"This is a good sign that commercial real estate lending is recovering from the financial crisis. Commercial real estate defaults had a big impact on many community and regional banks that had invested in shopping centers, apartments and hotels. The opportunity for nonbank lenders is vast with Commercial Mortgage-Backed Securities, Conduit Loans and other financing companies jumping into the game. Knowing where to go and who to get financing from is the key." - Douglas Pratt
Cantor Fitzgerald LP's growing commercial-property lending business is planning an initial public offering and has tapped Deutsche Bank AG DBK.XE -1.01% to lead the effort, according to people familiar with the company's plans.
The deal, expected to take place later this year, would follow the initial public offering of another commercial-property lender, Ladder Capital Corp. That company is hoping to raise $212 million to $238.5 million in the deal, which was slated to price Wednesday evening.
The offerings are the latest sign that nonbank lenders are playing an increasing role in markets that aren't being served as much as they used to be by traditional banks.
Some banks have increased the pace of their commercial-real-estate lending in recent years, but demand has accelerated faster.
Formed in 2009, Cantor Commercial Real Estate Co. was the sixth-largest originator of commercial mortgage-backed securities in 2013 with $5.3 billion in new issues. In that business, Cantor makes loans on malls, office buildings and hotels around the country, bundles those loans together and sells them off as bonds.
It is unclear how much the Cantor real-estate affiliate wants to raise in an IPO, and a Cantor spokeswoman declined to comment.
A spokeswoman for Deutsche Bank also declined to comment.
The move to go public is partly based on the fact that early investors in the affiliate want the ability to sell their interests, according to people who have discussed the issue with the company. Cantor Commercial Real Estate's largest investor is California-based private equity firm CIM Group, which invested $350 million in 2010 and owns 55% of the company, according to a report last year from Standard & Poor's Ratings Services. Cantor Fitzgerald owns 11% of the affiliate, the report said.
The commercial mortgage-backed securities business, which saw $228 billion of new issues in 2007, almost evaporated during the early years of the financial downturn but it is coming back. More than $86 billion in commercial mortgage-backed securities were sold in 2013, up from $11.6 billion in 2010.
Ladder, led by Brian Harris, a one-time lending executive at UBS AG, holds some of the real estate loans it makes on its own balance sheet and sells others as commercial mortgage securities.

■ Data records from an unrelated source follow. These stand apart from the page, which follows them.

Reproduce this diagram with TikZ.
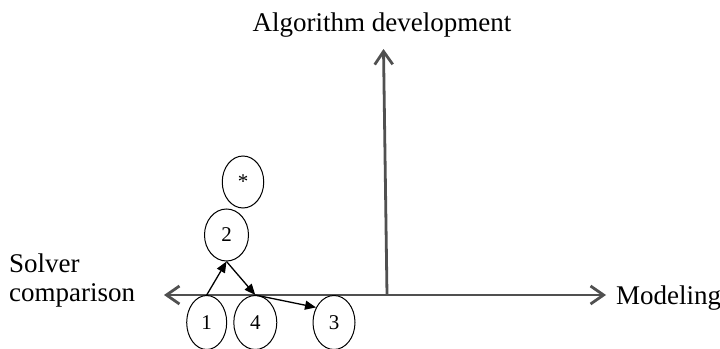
\documentclass[tikz,border=0pt]{standalone}
\usepackage{fontspec}
\setmainfont{Liberation Serif}
\usetikzlibrary{arrows.meta,shapes.geometric}
\definecolor{axisgray}{RGB}{80,80,80}
\tikzset{
  axis/.style={draw=axisgray,line width=2.8pt,arrows={-Straight Barb[length=13pt,width=18pt,line width=2.8pt]}},
  axislabel/.style={font=\fontsize{27}{29}\selectfont,inner sep=0pt},
  stage/.style={ellipse,draw=black,line width=1pt,inner sep=0pt,font=\fontsize{21}{22}\selectfont},
  flow/.style={draw=black,line width=1.3pt,-{Triangle[length=11pt,width=9pt]}}
}
\begin{document}
\begin{tikzpicture}[x=1pt,y=-1pt]
\useasboundingbox (0,0) rectangle (720,348);
\clip (0,0) rectangle (720,348);
\fill[white] (0,0) rectangle (720,348);
% axes
\coordinate (O) at (387,295);
\coordinate (L) at (164,295);
\coordinate (R) at (606,295);
\coordinate (T) at (383.5,49);
\draw[axis] (O) -- (L);
\draw[axis] (O) -- (R);
\draw[axis] (O) -- (T);
% labels
\node[axislabel,anchor=base] (alg) at (382,31.7) {Algorithm development};
\node[axislabel,anchor=base west] (mod) at (616,304) {Modeling};
\node[axislabel,anchor=base west,align=left] (sol) at (9,301.7) {Solver\\comparison};
% stages
\node[stage,minimum width=41.5pt,minimum height=52pt] (ns) at (243,182) {*};
\node[stage,minimum width=44pt,minimum height=52pt] (n2) at (226.5,235) {2};
\node[stage,minimum width=40pt,minimum height=54pt] (n1) at (206.7,322.5) {1};
\node[stage,minimum width=43pt,minimum height=54pt] (n4) at (255.3,322.5) {4};
\node[stage,minimum width=42pt,minimum height=54pt] (n3) at (334,322.5) {3};
% flows
\draw[flow] (n1.north) -- (n2.south);
\draw[flow] (n2.south) -- (n4.north);
\draw[flow] (n4.north) -- (n3.140);
\end{tikzpicture}
\end{document}
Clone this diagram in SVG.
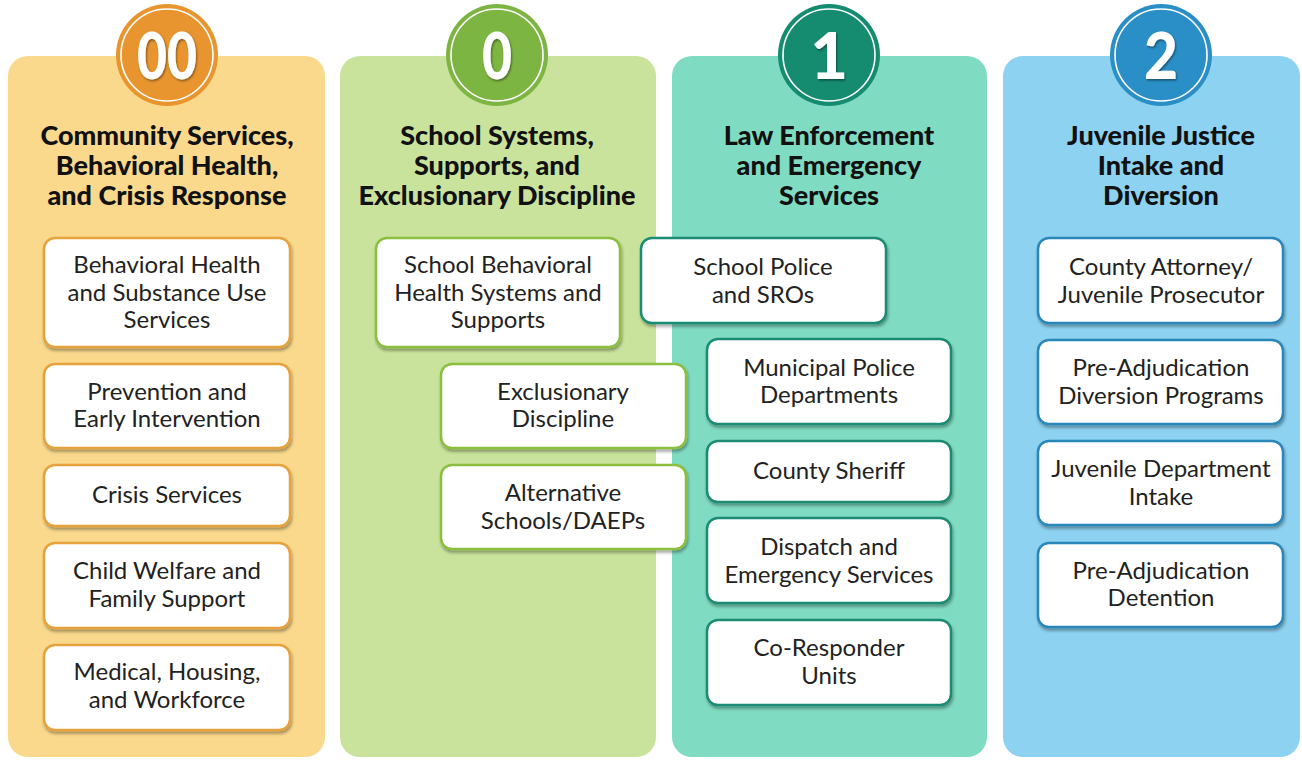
<svg xmlns="http://www.w3.org/2000/svg" width="1302" height="760" viewBox="0 0 1302 760">
<defs>
<filter id="sh" x="-10%" y="-10%" width="120%" height="130%">
<feDropShadow dx="1" dy="2.5" stdDeviation="1.5" flood-color="#000" flood-opacity="0.35"/>
</filter>
<filter id="tsh" x="-20%" y="-20%" width="140%" height="140%">
<feDropShadow dx="1" dy="1.5" stdDeviation="1.2" flood-color="#000" flood-opacity="0.45"/>
</filter>
</defs>
<style>
.panel{stroke:none}
.title{font-family:Lato,"Liberation Sans",sans-serif;font-weight:900;font-size:27px;fill:#111;text-anchor:middle}
.num{font-family:Lato,"Liberation Sans",sans-serif;font-weight:900;font-size:65px;fill:#fff;text-anchor:middle}
.ring{fill:none;stroke:#fff;stroke-width:1.6}
.box{fill:#fff;stroke-width:2.5;filter:url(#sh)}
.lbl{font-family:Lato,"Liberation Sans",sans-serif;font-size:24px;fill:#222;text-anchor:middle}
.o .box{stroke:#E6A23C}
.g .box{stroke:#8CBE3F}
.t .box{stroke:#1C8B73}
.b .box{stroke:#2B87BA}
</style>
<rect width="1302" height="760" fill="#fff"/>

<!-- panels -->
<g id="panel-00" class="o">
<rect class="panel" x="8" y="56" width="317" height="701" rx="20" fill="#FAD98D"/>
<circle cx="167" cy="55" r="51" fill="#E8952F"/>
<circle class="ring" cx="167" cy="55" r="46"/>
<text class="num" x="167" y="79" filter="url(#tsh)" textLength="60" lengthAdjust="spacingAndGlyphs">00</text>
<text class="title" x="167" y="145">Community Services,</text>
<text class="title" x="167" y="175">Behavioral Health,</text>
<text class="title" x="167" y="205">and Crisis Response</text>
</g>
<g id="panel-0" class="g">
<rect class="panel" x="340" y="56" width="316" height="701" rx="20" fill="#C9E39C"/>
<circle cx="497" cy="55" r="51" fill="#7DB542"/>
<circle class="ring" cx="497" cy="55" r="46"/>
<text class="num" x="497" y="79" filter="url(#tsh)" textLength="30" lengthAdjust="spacingAndGlyphs">0</text>
<text class="title" x="497" y="145">School Systems,</text>
<text class="title" x="497" y="175">Supports, and</text>
<text class="title" x="497" y="205">Exclusionary Discipline</text>
</g>
<g id="panel-1" class="t">
<rect class="panel" x="672" y="56" width="315" height="701" rx="20" fill="#7FDBC1"/>
<circle cx="829" cy="55" r="51" fill="#158C70"/>
<circle class="ring" cx="829" cy="55" r="46"/>
<text class="num" x="829" y="79" filter="url(#tsh)">1</text>
<text class="title" x="829" y="145">Law Enforcement</text>
<text class="title" x="829" y="175">and Emergency</text>
<text class="title" x="829" y="205">Services</text>
</g>
<g id="panel-2" class="b">
<rect class="panel" x="1003" y="56" width="297" height="701" rx="20" fill="#8DD2F0"/>
<circle cx="1161" cy="55" r="51" fill="#2A8FC6"/>
<circle class="ring" cx="1161" cy="55" r="46"/>
<text class="num" x="1161" y="79" filter="url(#tsh)" textLength="34" lengthAdjust="spacingAndGlyphs">2</text>
<text class="title" x="1161" y="145">Juvenile Justice</text>
<text class="title" x="1161" y="175">Intake and</text>
<text class="title" x="1161" y="205">Diversion</text>
</g>

<!-- orange column nodes -->
<g id="n-bh" class="o"><rect class="box" x="44" y="238" width="246" height="109" rx="11"/>
<text class="lbl" x="167" y="273">Behavioral Health</text><text class="lbl" x="167" y="301">and Substance Use</text><text class="lbl" x="167" y="328">Services</text></g>
<g id="n-prev" class="o"><rect class="box" x="44" y="364" width="246" height="84" rx="11"/>
<text class="lbl" x="167" y="400">Prevention and</text><text class="lbl" x="167" y="427">Early Intervention</text></g>
<g id="n-crisis" class="o"><rect class="box" x="44" y="465" width="246" height="61" rx="11"/>
<text class="lbl" x="167" y="503">Crisis Services</text></g>
<g id="n-child" class="o"><rect class="box" x="44" y="543" width="246" height="85" rx="11"/>
<text class="lbl" x="167" y="579">Child Welfare and</text><text class="lbl" x="167" y="607">Family Support</text></g>
<g id="n-med" class="o"><rect class="box" x="44" y="645" width="246" height="85" rx="11"/>
<text class="lbl" x="167" y="680">Medical, Housing,</text><text class="lbl" x="167" y="708">and Workforce</text></g>

<!-- green column nodes -->
<g id="n-sbh" class="g"><rect class="box" x="376" y="238" width="244" height="109" rx="11"/>
<text class="lbl" x="498" y="273">School Behavioral</text><text class="lbl" x="498" y="301">Health Systems and</text><text class="lbl" x="498" y="328">Supports</text></g>
<g id="n-excl" class="g"><rect class="box" x="441" y="364" width="245" height="84" rx="11"/>
<text class="lbl" x="563" y="400">Exclusionary</text><text class="lbl" x="563" y="427">Discipline</text></g>
<g id="n-alt" class="g"><rect class="box" x="441" y="465" width="245" height="84" rx="11"/>
<text class="lbl" x="563" y="501">Alternative</text><text class="lbl" x="563" y="529">Schools/DAEPs</text></g>

<!-- teal column nodes -->
<g id="n-spol" class="t"><rect class="box" x="641" y="238" width="245" height="85" rx="11"/>
<text class="lbl" x="763" y="275">School Police</text><text class="lbl" x="763" y="303">and SROs</text></g>
<g id="n-muni" class="t"><rect class="box" x="707" y="339" width="244" height="85" rx="11"/>
<text class="lbl" x="829" y="376">Municipal Police</text><text class="lbl" x="829" y="403">Departments</text></g>
<g id="n-sheriff" class="t"><rect class="box" x="707" y="441" width="244" height="61" rx="11"/>
<text class="lbl" x="829" y="479">County Sheriff</text></g>
<g id="n-disp" class="t"><rect class="box" x="707" y="518" width="244" height="85" rx="11"/>
<text class="lbl" x="829" y="555">Dispatch and</text><text class="lbl" x="829" y="583">Emergency Services</text></g>
<g id="n-co" class="t"><rect class="box" x="707" y="620" width="244" height="85" rx="11"/>
<text class="lbl" x="829" y="656">Co-Responder</text><text class="lbl" x="829" y="684">Units</text></g>

<!-- blue column nodes -->
<g id="n-atty" class="b"><rect class="box" x="1038" y="238" width="245" height="85" rx="11"/>
<text class="lbl" x="1161" y="275">County Attorney/</text><text class="lbl" x="1161" y="303">Juvenile Prosecutor</text></g>
<g id="n-div" class="b"><rect class="box" x="1038" y="340" width="245" height="84" rx="11"/>
<text class="lbl" x="1161" y="376">Pre-Adjudication</text><text class="lbl" x="1161" y="404">Diversion Programs</text></g>
<g id="n-intake" class="b"><rect class="box" x="1038" y="441" width="245" height="84" rx="11"/>
<text class="lbl" x="1161" y="477">Juvenile Department</text><text class="lbl" x="1161" y="505">Intake</text></g>
<g id="n-det" class="b"><rect class="box" x="1038" y="543" width="245" height="84" rx="11"/>
<text class="lbl" x="1161" y="579">Pre-Adjudication</text><text class="lbl" x="1161" y="606">Detention</text></g>

<g id="connectors"></g>
</svg>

Ladder Capital sold 13.25 million shares in the offering on Wednesday night, at $17 apiece, according to people familiar with the matter. The stock is set to begin trading Thursday.
At that price, the company will have a stock-market value of $1.7 billion, including both classes of shares created by the IPO. It plans to use the money raised to invest in additional mortgage loans, the company said in its prospectus.
Outside of the commercial mortgage-backed securities sector, nonbank lenders to individuals already have seen a spurt of public offerings, including Springleaf Holdings Inc., the former personal-loan arm of American International Group Inc., and Santander Consumer USA Holdings Inc. General Electric has said it plans to split off its retail lending business via an IPO this year. Other startup lenders also are waiting in the pipeline with potential IPOs. Lending Club Corp., which started in 2006 and makes loans to individuals using money from both small investors and big institutions is preparing for an IPO that could come as soon as this year, says founder and CEO Renaud Laplanche.
"We're in this favorable environment in terms of the economic trend and the credit quality of consumers, yet the cost of credit for many consumers has gone up," he says. "The personal loan product is one that the banks have moved away from. There's a very big dislocation in the market."